According to the paper’s lead author, Dr Jianxuan Wu: “The new vaccine strategy attempts to ‘teach’ the bladder to more effectively fight off the attacking bacteria.”

The vaccine is administered directly into the bladder where any residual bacteria may be harboured by the patient.

The researchers reported that bladder-immunized mice effectively fought off infecting E. coli and eliminated all residual bladder bacteria, suggesting the site of administration could be an important consideration in determining the effectiveness of a vaccine.

“We are encouraged by these findings, and since the individual components of the vaccine have previously been shown to be safe for human use, undertaking clinical studies to validate these findings could be done relatively quickly,” Dr Abraham said.

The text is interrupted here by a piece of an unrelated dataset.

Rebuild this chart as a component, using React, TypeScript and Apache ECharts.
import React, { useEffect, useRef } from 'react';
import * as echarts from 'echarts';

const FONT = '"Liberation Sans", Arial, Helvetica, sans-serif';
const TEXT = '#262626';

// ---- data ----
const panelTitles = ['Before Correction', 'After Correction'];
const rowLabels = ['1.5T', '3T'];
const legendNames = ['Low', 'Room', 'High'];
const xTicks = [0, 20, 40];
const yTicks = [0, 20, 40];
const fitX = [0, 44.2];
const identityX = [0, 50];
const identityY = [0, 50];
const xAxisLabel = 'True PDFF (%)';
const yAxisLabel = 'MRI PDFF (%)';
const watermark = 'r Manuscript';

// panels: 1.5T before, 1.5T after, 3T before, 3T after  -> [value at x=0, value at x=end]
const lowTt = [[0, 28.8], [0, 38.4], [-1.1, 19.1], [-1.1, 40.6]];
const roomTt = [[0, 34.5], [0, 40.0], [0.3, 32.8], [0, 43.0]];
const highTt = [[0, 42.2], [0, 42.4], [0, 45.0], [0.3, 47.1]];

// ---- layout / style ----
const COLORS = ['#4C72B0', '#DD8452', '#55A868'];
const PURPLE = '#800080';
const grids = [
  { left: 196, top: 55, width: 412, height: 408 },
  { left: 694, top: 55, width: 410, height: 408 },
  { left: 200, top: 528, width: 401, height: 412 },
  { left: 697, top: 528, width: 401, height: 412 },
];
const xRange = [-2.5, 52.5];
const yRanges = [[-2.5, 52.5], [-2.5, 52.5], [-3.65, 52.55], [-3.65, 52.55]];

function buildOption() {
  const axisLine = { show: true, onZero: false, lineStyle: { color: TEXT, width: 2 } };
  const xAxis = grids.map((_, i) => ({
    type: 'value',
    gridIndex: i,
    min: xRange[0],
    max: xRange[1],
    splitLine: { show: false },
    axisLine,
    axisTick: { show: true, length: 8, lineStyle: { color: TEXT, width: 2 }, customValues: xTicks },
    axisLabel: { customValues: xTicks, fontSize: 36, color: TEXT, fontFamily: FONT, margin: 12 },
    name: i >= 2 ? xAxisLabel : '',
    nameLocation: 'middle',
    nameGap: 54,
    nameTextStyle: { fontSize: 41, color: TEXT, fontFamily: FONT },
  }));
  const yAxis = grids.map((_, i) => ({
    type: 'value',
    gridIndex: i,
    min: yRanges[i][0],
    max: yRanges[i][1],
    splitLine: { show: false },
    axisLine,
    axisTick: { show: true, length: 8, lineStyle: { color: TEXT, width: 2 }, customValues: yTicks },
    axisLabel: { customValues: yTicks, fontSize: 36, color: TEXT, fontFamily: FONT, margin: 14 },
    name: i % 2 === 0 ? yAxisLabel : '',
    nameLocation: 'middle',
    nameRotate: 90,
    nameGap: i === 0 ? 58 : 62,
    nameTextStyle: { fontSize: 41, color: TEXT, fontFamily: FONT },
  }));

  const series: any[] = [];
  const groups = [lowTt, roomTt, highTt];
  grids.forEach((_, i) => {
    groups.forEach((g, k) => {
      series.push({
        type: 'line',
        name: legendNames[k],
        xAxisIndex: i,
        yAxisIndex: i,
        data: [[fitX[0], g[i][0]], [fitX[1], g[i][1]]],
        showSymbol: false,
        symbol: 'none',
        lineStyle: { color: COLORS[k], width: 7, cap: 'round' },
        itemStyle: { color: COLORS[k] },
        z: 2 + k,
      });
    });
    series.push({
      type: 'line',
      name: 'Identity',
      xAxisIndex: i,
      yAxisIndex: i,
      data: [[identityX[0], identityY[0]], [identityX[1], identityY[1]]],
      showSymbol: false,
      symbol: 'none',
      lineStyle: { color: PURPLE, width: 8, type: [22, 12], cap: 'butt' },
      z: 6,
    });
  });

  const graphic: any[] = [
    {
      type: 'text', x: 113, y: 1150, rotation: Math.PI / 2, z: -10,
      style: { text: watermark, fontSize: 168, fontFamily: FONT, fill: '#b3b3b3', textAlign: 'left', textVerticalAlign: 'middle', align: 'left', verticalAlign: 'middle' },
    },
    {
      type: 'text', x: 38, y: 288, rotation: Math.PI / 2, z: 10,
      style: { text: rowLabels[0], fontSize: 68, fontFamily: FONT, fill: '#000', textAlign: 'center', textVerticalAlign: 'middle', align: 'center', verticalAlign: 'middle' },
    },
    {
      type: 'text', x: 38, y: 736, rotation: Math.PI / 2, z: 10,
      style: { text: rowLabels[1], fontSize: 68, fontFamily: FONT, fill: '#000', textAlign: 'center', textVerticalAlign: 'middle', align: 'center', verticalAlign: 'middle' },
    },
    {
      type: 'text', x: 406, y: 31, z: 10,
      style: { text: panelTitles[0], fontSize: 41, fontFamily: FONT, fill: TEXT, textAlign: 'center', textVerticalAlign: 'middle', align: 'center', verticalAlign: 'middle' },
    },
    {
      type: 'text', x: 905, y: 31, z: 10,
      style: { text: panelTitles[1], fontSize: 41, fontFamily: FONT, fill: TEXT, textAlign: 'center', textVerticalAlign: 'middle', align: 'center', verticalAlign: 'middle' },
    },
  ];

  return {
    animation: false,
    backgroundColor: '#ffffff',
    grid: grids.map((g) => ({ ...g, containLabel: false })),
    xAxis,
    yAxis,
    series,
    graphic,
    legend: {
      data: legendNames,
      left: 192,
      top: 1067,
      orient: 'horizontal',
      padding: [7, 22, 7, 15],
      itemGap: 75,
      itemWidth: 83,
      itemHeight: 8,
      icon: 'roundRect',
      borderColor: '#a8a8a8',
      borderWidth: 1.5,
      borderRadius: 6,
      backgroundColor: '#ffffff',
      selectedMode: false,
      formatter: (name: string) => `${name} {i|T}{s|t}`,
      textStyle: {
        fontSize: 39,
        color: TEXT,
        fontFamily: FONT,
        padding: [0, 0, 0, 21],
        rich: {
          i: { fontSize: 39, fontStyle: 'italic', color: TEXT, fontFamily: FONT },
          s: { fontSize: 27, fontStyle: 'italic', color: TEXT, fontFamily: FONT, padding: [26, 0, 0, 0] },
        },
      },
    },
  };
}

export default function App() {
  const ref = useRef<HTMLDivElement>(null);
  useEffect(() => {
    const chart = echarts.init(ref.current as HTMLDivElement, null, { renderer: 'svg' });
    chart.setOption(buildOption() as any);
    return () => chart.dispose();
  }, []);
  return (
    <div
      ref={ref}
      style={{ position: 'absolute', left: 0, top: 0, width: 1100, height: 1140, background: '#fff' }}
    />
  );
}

If you are unsure whether you have a UTI, symptoms can include:

  • burning on urination
  • going to the toilet more frequently
  • urgency / the feeling of needing to urinate
  • fever
  • chills
  • lower abdominal/pelvic pain
  • back pain
  • cloudy and/or smelly urine
  • urinary incontinence/ leakage of urine
  • blood in the urine
  • fatigue
  • nausea.

Older adults may also experience changes in behaviour such as confusion and agitation if they are suffering from a UTI.

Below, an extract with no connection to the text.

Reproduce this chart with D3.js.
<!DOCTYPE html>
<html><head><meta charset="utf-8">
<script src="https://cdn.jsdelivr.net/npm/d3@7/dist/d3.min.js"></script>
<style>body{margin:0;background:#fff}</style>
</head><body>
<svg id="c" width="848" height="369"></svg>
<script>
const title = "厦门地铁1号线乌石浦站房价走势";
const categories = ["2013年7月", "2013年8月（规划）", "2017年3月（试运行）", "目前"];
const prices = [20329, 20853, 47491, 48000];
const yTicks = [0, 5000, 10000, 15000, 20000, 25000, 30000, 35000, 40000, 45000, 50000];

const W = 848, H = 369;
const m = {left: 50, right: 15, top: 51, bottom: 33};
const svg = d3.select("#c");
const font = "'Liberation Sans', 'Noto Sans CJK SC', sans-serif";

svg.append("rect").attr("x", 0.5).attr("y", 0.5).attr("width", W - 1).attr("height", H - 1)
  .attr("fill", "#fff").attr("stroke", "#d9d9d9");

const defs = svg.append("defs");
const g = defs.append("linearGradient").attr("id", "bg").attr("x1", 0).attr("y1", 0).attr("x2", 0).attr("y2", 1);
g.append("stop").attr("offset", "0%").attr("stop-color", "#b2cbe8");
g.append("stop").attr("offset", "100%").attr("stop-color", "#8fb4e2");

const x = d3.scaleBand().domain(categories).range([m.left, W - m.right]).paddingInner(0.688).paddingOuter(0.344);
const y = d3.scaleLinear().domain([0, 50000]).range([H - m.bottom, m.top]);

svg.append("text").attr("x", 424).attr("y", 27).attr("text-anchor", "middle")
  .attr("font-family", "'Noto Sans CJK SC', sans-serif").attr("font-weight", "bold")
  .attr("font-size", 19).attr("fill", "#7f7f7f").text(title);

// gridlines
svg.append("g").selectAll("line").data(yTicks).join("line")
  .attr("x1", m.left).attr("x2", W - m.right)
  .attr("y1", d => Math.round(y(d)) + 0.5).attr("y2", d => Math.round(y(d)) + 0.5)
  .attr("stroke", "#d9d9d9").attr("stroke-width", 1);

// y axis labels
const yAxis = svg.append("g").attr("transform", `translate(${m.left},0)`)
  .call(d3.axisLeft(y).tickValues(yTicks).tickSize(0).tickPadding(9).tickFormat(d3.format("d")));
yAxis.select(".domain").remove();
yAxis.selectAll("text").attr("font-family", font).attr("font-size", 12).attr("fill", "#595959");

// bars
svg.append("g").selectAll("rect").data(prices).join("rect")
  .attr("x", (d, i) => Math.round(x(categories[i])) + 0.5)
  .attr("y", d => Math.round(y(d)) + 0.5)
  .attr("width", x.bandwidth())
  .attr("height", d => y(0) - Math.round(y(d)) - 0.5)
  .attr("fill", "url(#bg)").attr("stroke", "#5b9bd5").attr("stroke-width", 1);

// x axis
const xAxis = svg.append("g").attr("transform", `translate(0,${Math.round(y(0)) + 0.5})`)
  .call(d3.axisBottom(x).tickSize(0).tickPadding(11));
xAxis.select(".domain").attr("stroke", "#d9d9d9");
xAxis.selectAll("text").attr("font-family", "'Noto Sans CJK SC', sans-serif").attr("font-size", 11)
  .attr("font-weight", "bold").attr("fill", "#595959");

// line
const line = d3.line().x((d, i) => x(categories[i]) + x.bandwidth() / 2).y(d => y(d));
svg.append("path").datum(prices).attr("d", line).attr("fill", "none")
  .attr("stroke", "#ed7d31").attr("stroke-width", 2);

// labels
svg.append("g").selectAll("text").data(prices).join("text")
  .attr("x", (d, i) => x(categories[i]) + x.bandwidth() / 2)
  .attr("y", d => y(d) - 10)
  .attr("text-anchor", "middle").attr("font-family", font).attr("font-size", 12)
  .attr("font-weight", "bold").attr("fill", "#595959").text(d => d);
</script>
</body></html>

Older adults are thought to be more at risk from UTIs because they may have:

  • weaker immune systems
  • associated medical conditions that causes you to retain urine more such as Alzheimer’s Disease, Parkinson’s disease, diabetes, prolapsed bladder or an enlarged prostate
  • incontinence of the bladder or bowel
  • the presence of a urinary catheter
  • a history of recurrent UTIs.
  • lower levels of estrogen (in post-menopausal women).